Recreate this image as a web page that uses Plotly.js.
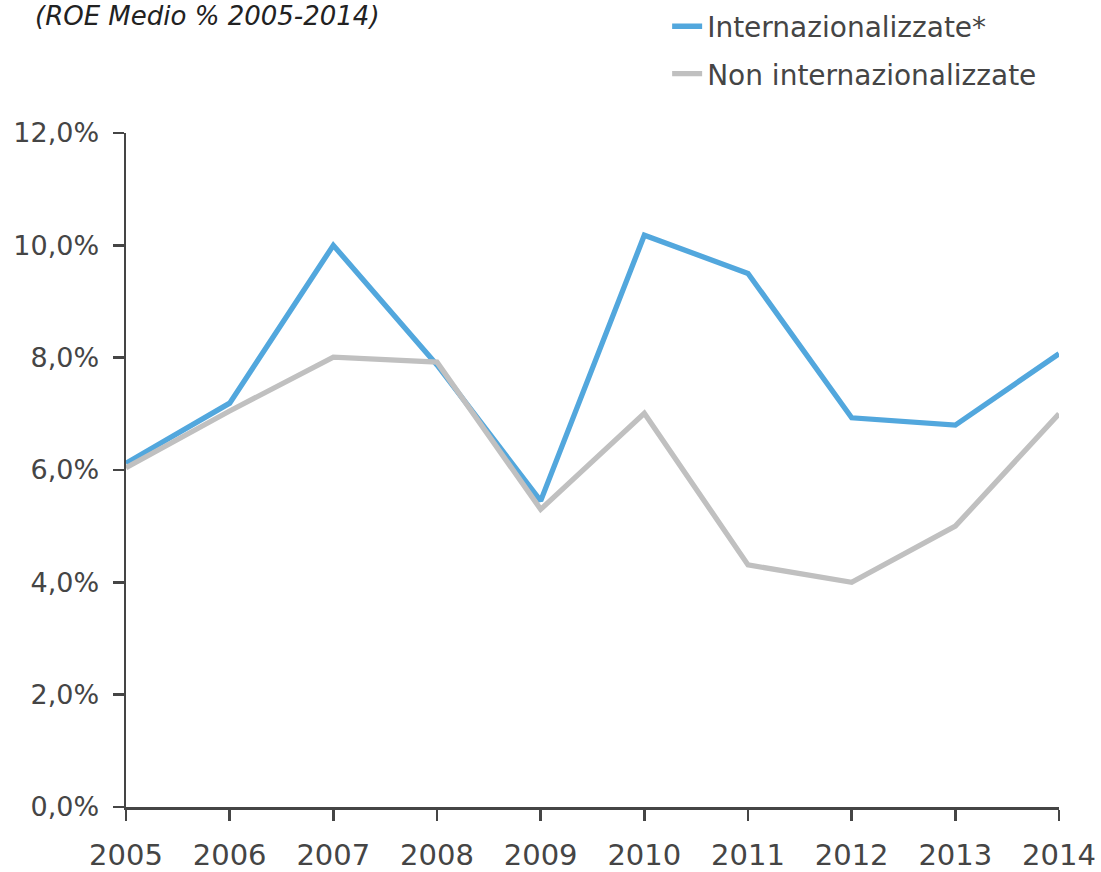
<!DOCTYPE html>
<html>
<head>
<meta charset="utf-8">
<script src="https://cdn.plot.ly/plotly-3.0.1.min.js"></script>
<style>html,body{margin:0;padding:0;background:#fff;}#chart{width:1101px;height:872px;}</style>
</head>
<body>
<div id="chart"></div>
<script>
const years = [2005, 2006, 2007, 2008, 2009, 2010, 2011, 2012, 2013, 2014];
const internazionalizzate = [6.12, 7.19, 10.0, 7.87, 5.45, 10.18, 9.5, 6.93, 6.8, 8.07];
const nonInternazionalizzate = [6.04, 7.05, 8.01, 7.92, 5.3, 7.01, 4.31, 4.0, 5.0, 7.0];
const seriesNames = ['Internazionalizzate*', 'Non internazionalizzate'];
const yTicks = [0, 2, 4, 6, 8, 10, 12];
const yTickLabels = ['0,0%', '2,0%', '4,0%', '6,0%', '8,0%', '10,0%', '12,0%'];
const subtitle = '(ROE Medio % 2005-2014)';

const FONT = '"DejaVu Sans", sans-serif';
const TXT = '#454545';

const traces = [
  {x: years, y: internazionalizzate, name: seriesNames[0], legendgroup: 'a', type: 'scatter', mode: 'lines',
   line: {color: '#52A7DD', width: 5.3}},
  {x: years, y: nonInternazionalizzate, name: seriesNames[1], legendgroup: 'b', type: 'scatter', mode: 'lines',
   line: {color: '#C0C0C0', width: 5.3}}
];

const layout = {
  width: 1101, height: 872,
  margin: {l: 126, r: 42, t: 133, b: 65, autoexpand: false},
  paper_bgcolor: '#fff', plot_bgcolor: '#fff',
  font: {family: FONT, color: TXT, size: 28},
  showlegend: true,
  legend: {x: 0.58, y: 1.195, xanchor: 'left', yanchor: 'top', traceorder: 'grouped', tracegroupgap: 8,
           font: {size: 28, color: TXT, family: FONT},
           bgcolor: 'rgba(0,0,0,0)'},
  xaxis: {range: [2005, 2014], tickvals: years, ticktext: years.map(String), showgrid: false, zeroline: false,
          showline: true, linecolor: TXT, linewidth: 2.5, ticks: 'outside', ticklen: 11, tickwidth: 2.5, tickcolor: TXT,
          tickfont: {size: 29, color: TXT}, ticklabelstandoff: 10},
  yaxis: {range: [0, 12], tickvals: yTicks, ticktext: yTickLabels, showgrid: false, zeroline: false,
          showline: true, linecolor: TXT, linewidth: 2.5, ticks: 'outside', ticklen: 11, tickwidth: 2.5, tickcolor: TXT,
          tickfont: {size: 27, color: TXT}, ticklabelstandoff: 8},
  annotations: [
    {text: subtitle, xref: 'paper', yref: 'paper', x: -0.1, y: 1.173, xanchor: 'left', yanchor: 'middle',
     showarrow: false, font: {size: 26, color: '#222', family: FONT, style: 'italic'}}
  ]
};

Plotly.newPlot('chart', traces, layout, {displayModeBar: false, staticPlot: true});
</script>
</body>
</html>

• **EXERCISE DESCRIPTION**
Do not copy the pictures, but repeat every line exactly.

• **RESULT OF THIS EXERCISE**
Recreate this image as a web page that uses Plotly.js.
<!DOCTYPE html>
<html>
<head>
<meta charset="utf-8">
<script src="https://cdn.plot.ly/plotly-3.0.1.min.js"></script>
<style>html,body{margin:0;padding:0;background:#fff;}#chart{width:1101px;height:872px;}</style>
</head>
<body>
<div id="chart"></div>
<script>
const years = [2005, 2006, 2007, 2008, 2009, 2010, 2011, 2012, 2013, 2014];
const internazionalizzate = [6.12, 7.19, 10.0, 7.87, 5.45, 10.18, 9.5, 6.93, 6.8, 8.07];
const nonInternazionalizzate = [6.04, 7.05, 8.01, 7.92, 5.3, 7.01, 4.31, 4.0, 5.0, 7.0];
const seriesNames = ['Internazionalizzate*', 'Non internazionalizzate'];
const yTicks = [0, 2, 4, 6, 8, 10, 12];
const yTickLabels = ['0,0%', '2,0%', '4,0%', '6,0%', '8,0%', '10,0%', '12,0%'];
const subtitle = '(ROE Medio % 2005-2014)';

const FONT = '"DejaVu Sans", sans-serif';
const TXT = '#454545';

const traces = [
  {x: years, y: internazionalizzate, name: seriesNames[0], legendgroup: 'a', type: 'scatter', mode: 'lines',
   line: {color: '#52A7DD', width: 5.3}},
  {x: years, y: nonInternazionalizzate, name: seriesNames[1], legendgroup: 'b', type: 'scatter', mode: 'lines',
   line: {color: '#C0C0C0', width: 5.3}}
];

const layout = {
  width: 1101, height: 872,
  margin: {l: 126, r: 42, t: 133, b: 65, autoexpand: false},
  paper_bgcolor: '#fff', plot_bgcolor: '#fff',
  font: {family: FONT, color: TXT, size: 28},
  showlegend: true,
  legend: {x: 0.58, y: 1.195, xanchor: 'left', yanchor: 'top', traceorder: 'grouped', tracegroupgap: 8,
           font: {size: 28, color: TXT, family: FONT},
           bgcolor: 'rgba(0,0,0,0)'},
  xaxis: {range: [2005, 2014], tickvals: years, ticktext: years.map(String), showgrid: false, zeroline: false,
          showline: true, linecolor: TXT, linewidth: 2.5, ticks: 'outside', ticklen: 11, tickwidth: 2.5, tickcolor: TXT,
          tickfont: {size: 29, color: TXT}, ticklabelstandoff: 10},
  yaxis: {range: [0, 12], tickvals: yTicks, ticktext: yTickLabels, showgrid: false, zeroline: false,
          showline: true, linecolor: TXT, linewidth: 2.5, ticks: 'outside', ticklen: 11, tickwidth: 2.5, tickcolor: TXT,
          tickfont: {size: 27, color: TXT}, ticklabelstandoff: 8},
  annotations: [
    {text: subtitle, xref: 'paper', yref: 'paper', x: -0.1, y: 1.173, xanchor: 'left', yanchor: 'middle',
     showarrow: false, font: {size: 26, color: '#222', family: FONT, style: 'italic'}}
  ]
};

Plotly.newPlot('chart', traces, layout, {displayModeBar: false, staticPlot: true});
</script>
</body>
</html>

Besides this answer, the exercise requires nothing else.